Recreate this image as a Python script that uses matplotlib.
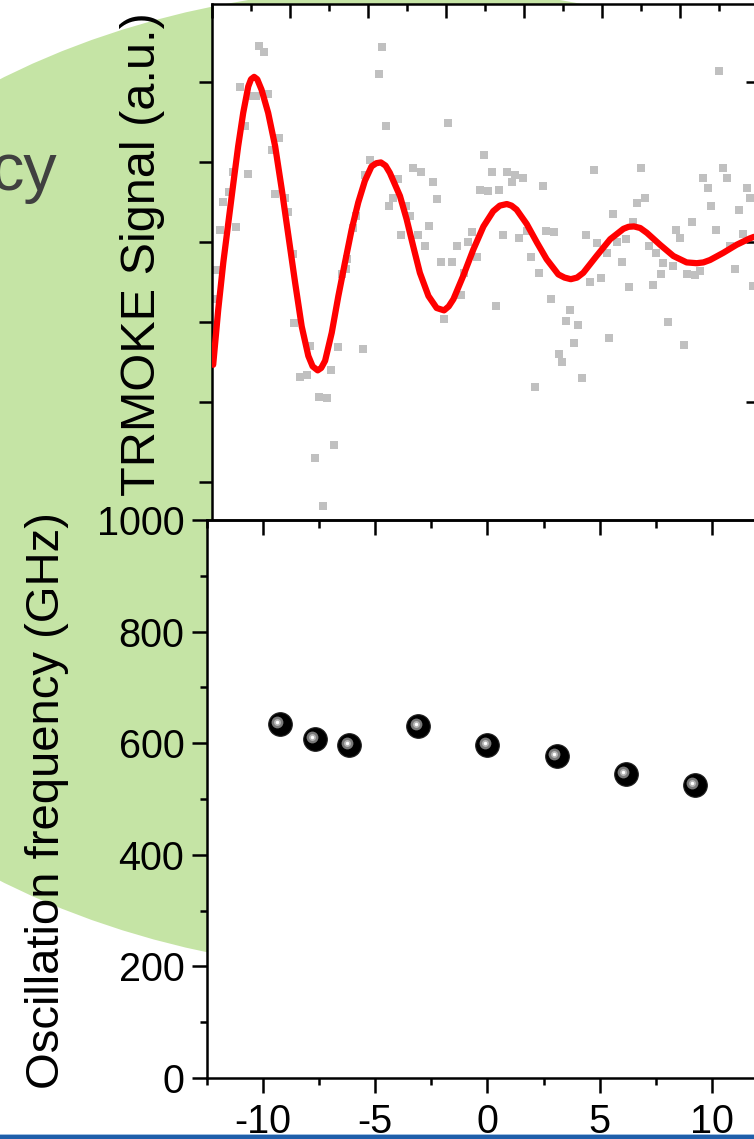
import matplotlib
matplotlib.use("Agg")
import matplotlib.pyplot as plt
from matplotlib.patches import Ellipse, Rectangle
from matplotlib.transforms import offset_copy
from matplotlib.ticker import MultipleLocator

plt.rcParams['font.family'] = ['Liberation Sans', 'DejaVu Sans']
plt.rcParams['axes.unicode_minus'] = False

# top panel: TRMOKE trace (delay in arb. units, signal in a.u.)
delay = [1.21, 1.33, 4.36, 4.28, 0.72, 1.05, 1.13, 1.44, 0.85, 1.72, 1.54, 4.05,
         0.54, 0.92, 3.92, 0.44, 1.62, 0.28, 1.87, 1.95, 0.21, 0.62, 3.69, 3.62,
         2.08, 3.46, 0.10, 3.44, 3.33, 0.03, 0.02, 2.10, 2.51, 3.23, 3.87, 2.26,
         2.44, 3.05, 2.74, 2.95, 3.13, 2.64, 2.85,
         13.0, 4.46, 6.05, 6.97, 5.15, 5.36, 7.18, 7.56, 7.77, 7.97, 7.69, 5.67,
         4.77, 8.49, 9.79, 11.0, 13.10, 13.21, 12.59, 12.72, 13.72, 13.79, 6.87,
         7.08, 7.36, 4.64, 4.54, 5.77, 4.97, 5.08, 11.10, 10.90, 12.79, 13.51,
         10.28, 10.79, 12.31, 5.56, 4.85, 5.28, 6.67, 6.56, 7.46, 7.87, 8.08,
         8.56, 8.77, 9.59, 11.90, 12.0, 12.92, 13.62, 5.46, 6.28, 9.87, 10.38,
         10.62, 11.21, 13.28, 10.13, 11.38, 6.79, 8.18, 5.87, 6.15, 10.51, 11.56,
         11.82, 13.41, 6.46, 8.38, 11.51, 12.18, 12.38, 12.51, 9.69, 9.97, 10.69,
         11.31, 13.87, 6.38, 8.69,
         5.95, 7.28, 9.18, 9.08, 9.38, 9.28, 10.18, 11.69, 12.10, 8.90, 8.97,
         9.49, 8.28]
signal = [2.46, 2.38, 2.44, 2.11, 1.94, 1.83, 1.83, 1.86, 1.46, 1.30, 1.16, 1.03,
          0.88, 0.85, 0.84, 0.63, 0.61, 0.50, 0.55, 0.38, 0.16, 0.19, 0.33, 0.18,
          -0.15, -0.21, -0.35, -0.33, -0.40, -0.71, -1.30, -1.01, -1.30, -1.31, -1.33, -1.68,
          -1.66, -1.59, -1.93, -1.95, -2.53, -2.70, -3.30,
          2.14, 1.45, 1.49, 1.09, 0.93, 0.88, 0.88, 0.88, 0.84, 0.81, 0.75, 0.75,
          0.79, 0.71, 0.90, 0.93, 0.93, 0.81, 0.81, 0.68, 0.68, 0.56, 0.65,
          0.64, 0.66, 0.55, 0.45, 0.54, 0.45, 0.33, 0.56, 0.49, 0.46, 0.41,
          0.35, 0.26, 0.25, 0.21, 0.09, 0.09, 0.13, 0.01, 0.09, 0.06, 0.14,
          0.14, 0.13, 0.09, 0.15, 0.06, 0.15, 0.10, -0.05, -0.05, -0.01, 0.0,
          0.04, -0.04, -0.05, -0.13, -0.13, -0.18, -0.18, -0.24, -0.24, -0.25, -0.26,
          -0.30, -0.33, -0.38, -0.38, -0.39, -0.39, -0.41, -0.36, -0.50, -0.45, -0.56,
          -0.53, -0.54, -0.66, -0.71,
          -0.96, -0.79, -0.85, -0.98, -1.03, -1.26, -1.20, -1.00, -1.28, -1.40, -1.49,
          -1.69, -1.81]

# fitted curve
fit_delay = [0.03, 0.16, 0.29, 0.42, 0.55, 0.67, 0.80, 0.93, 1.00, 1.08, 1.16, 1.27,
             1.44, 1.62, 1.79, 1.96, 2.13, 2.30, 2.47, 2.58, 2.71, 2.80, 2.90, 3.07,
             3.24, 3.41, 3.58, 3.75, 3.92, 4.09, 4.21, 4.33, 4.45, 4.56, 4.82, 4.99,
             5.16, 5.33, 5.55, 5.76, 5.95, 6.07, 6.19, 6.44, 6.70, 6.96, 7.21, 7.38,
             7.56, 7.68, 7.81, 8.07, 8.33, 8.58, 8.88, 9.04, 9.20, 9.36, 9.52, 9.86,
             10.21, 10.55, 10.68, 10.82, 10.98, 11.15, 11.49, 11.83, 12.17, 12.43,
             12.60, 12.77, 13.11, 13.45, 13.79, 13.90]
fit_signal = [-1.53, -0.84, -0.25, 0.25, 0.75, 1.20, 1.62, 1.95, 2.04, 2.07, 2.04, 1.91,
              1.62, 1.20, 0.66, 0.08, -0.50, -1.05, -1.42, -1.55, -1.60, -1.57, -1.48, -1.13,
              -0.67, -0.25, 0.16, 0.50, 0.77, 0.95, 0.99, 1.00, 0.96, 0.87, 0.58, 0.29,
              -0.05, -0.38, -0.67, -0.82, -0.85, -0.80, -0.71, -0.42, -0.09, 0.20, 0.39, 0.46,
              0.48, 0.46, 0.41, 0.23, 0.00, -0.21, -0.40, -0.44, -0.46, -0.44, -0.38, -0.17,
              0.04, 0.17, 0.195, 0.20, 0.18, 0.12, -0.03, -0.17, -0.25, -0.26,
              -0.25, -0.22, -0.13, -0.03, 0.05, 0.07]

# bottom panel: oscillation frequency
field = [-9.25, -7.7, -6.15, -3.08, 0, 3.08, 6.17, 9.25]
freq = [634, 607, 596, 630, 596, 577, 544, 525]

fig = plt.figure(figsize=(7.54, 11.39), dpi=100)

# slide background
fig.add_artist(Ellipse((0.5358, 0.5786), 1.8435, 0.8648, transform=fig.transFigure,
                       facecolor='#C5E4A5', edgecolor='none', zorder=-1))
fig.text(57 / 754, 1 - 190 / 1139, 'cy', ha='right', va='baseline',
         fontsize=48, color='#404040')

lw = 1.8

ax1 = fig.add_axes([0.28117, 0.54214, 0.72414, 0.45391])
ax1.scatter(delay, signal, marker='s', s=36, color='#C0C0C0', linewidths=0, zorder=2)
ax1.plot(fit_delay, fit_signal, color='red', lw=4.5, zorder=3,
         solid_joinstyle='round', solid_capstyle='round')
ax1.set_xlim(0, 14)
ax1.set_ylim(-3.49, 2.975)
ax1.xaxis.set_ticks_position('top')
ax1.xaxis.set_major_locator(MultipleLocator(2))
ax1.xaxis.set_minor_locator(MultipleLocator(1))
ax1.tick_params(axis='x', which='both', direction='in', width=lw,
                labeltop=False, labelbottom=False)
ax1.tick_params(axis='x', which='major', length=10)
ax1.tick_params(axis='x', which='minor', length=5)
ax1.yaxis.set_major_locator(MultipleLocator(1))
ax1.tick_params(axis='y', which='major', direction='out', length=9.5, width=lw,
                labelleft=False)
for s in ax1.spines.values():
    s.set_linewidth(lw)
right = ax1.secondary_yaxis('right')
right.set_yticks([-2, 0, 2])
right.tick_params(direction='in', length=9, width=lw, labelright=False)
right.spines['right'].set_linewidth(lw)

ax2 = fig.add_axes([0.27454, 0.05356, 0.7439, 0.4899])
ax2.plot(field, freq, 'o', ms=17, mfc='black', mec='#202020', mew=0.8, zorder=3)
hl = offset_copy(ax2.transData, fig=fig, x=-2.5, y=2.5, units='dots')
ax2.plot(field, freq, 'o', ms=8.5, mfc='#7a7a7a', mec='none', transform=hl, zorder=4)
ax2.plot(field, freq, 'o', ms=5, mfc='#b5b5b5', mec='none', transform=hl, zorder=5)
ax2.plot(field, freq, 'o', ms=2.5, mfc='white', mec='none', transform=hl, zorder=6)
ax2.set_xlim(-12.5, 12.5)
ax2.set_ylim(0, 1000)
ax2.xaxis.set_major_locator(MultipleLocator(5))
ax2.xaxis.set_minor_locator(MultipleLocator(2.5))
ax2.yaxis.set_major_locator(MultipleLocator(200))
ax2.yaxis.set_minor_locator(MultipleLocator(100))
ax2.tick_params(which='major', direction='out', length=10.5, width=lw, labelsize=28.5)
ax2.tick_params(which='minor', direction='out', length=5, width=lw)
ax2.tick_params(axis='x', which='major', pad=7.5)
ax2.tick_params(axis='y', which='major', pad=5.8)
for s in ax2.spines.values():
    s.set_linewidth(lw)
top = ax2.secondary_xaxis('top')
top.xaxis.set_major_locator(MultipleLocator(5))
top.xaxis.set_minor_locator(MultipleLocator(2.5))
top.tick_params(which='major', direction='in', length=10.5, width=lw, labeltop=False)
top.tick_params(which='minor', direction='in', length=5.5, width=lw)
top.spines['top'].set_linewidth(lw)

fig.text(142.4 / 754, 1 - 254.5 / 1139, 'TRMOKE Signal (a.u.)', rotation=90,
         ha='center', va='center', fontsize=35, color='black')
fig.text(46.8 / 754, 1 - 800.5 / 1139, 'Oscillation frequency (GHz)', rotation=90,
         ha='center', va='center', fontsize=34, color='black')

# slide footer bar
fig.add_artist(Rectangle((0, 0), 1, 4 / 1139, transform=fig.transFigure,
                         facecolor='#1F5FAA', edgecolor='none', zorder=10))
fig.add_artist(Rectangle((0, 4 / 1139), 1, 1.5 / 1139, transform=fig.transFigure,
                         facecolor='#9DBDE0', edgecolor='none', zorder=10))

fig.savefig('out.png', dpi=100)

====

Problem to work on — Look at the listing and set down only the lines from its start through the line with "plt.rcParams['axes.unicode_minus'] = False", word for word and without pictures.

Answer below —
Recreate this image as a Python script that uses matplotlib.
import matplotlib
matplotlib.use("Agg")
import matplotlib.pyplot as plt
from matplotlib.patches import Ellipse, Rectangle
from matplotlib.transforms import offset_copy
from matplotlib.ticker import MultipleLocator

plt.rcParams['font.family'] = ['Liberation Sans', 'DejaVu Sans']
plt.rcParams['axes.unicode_minus'] = False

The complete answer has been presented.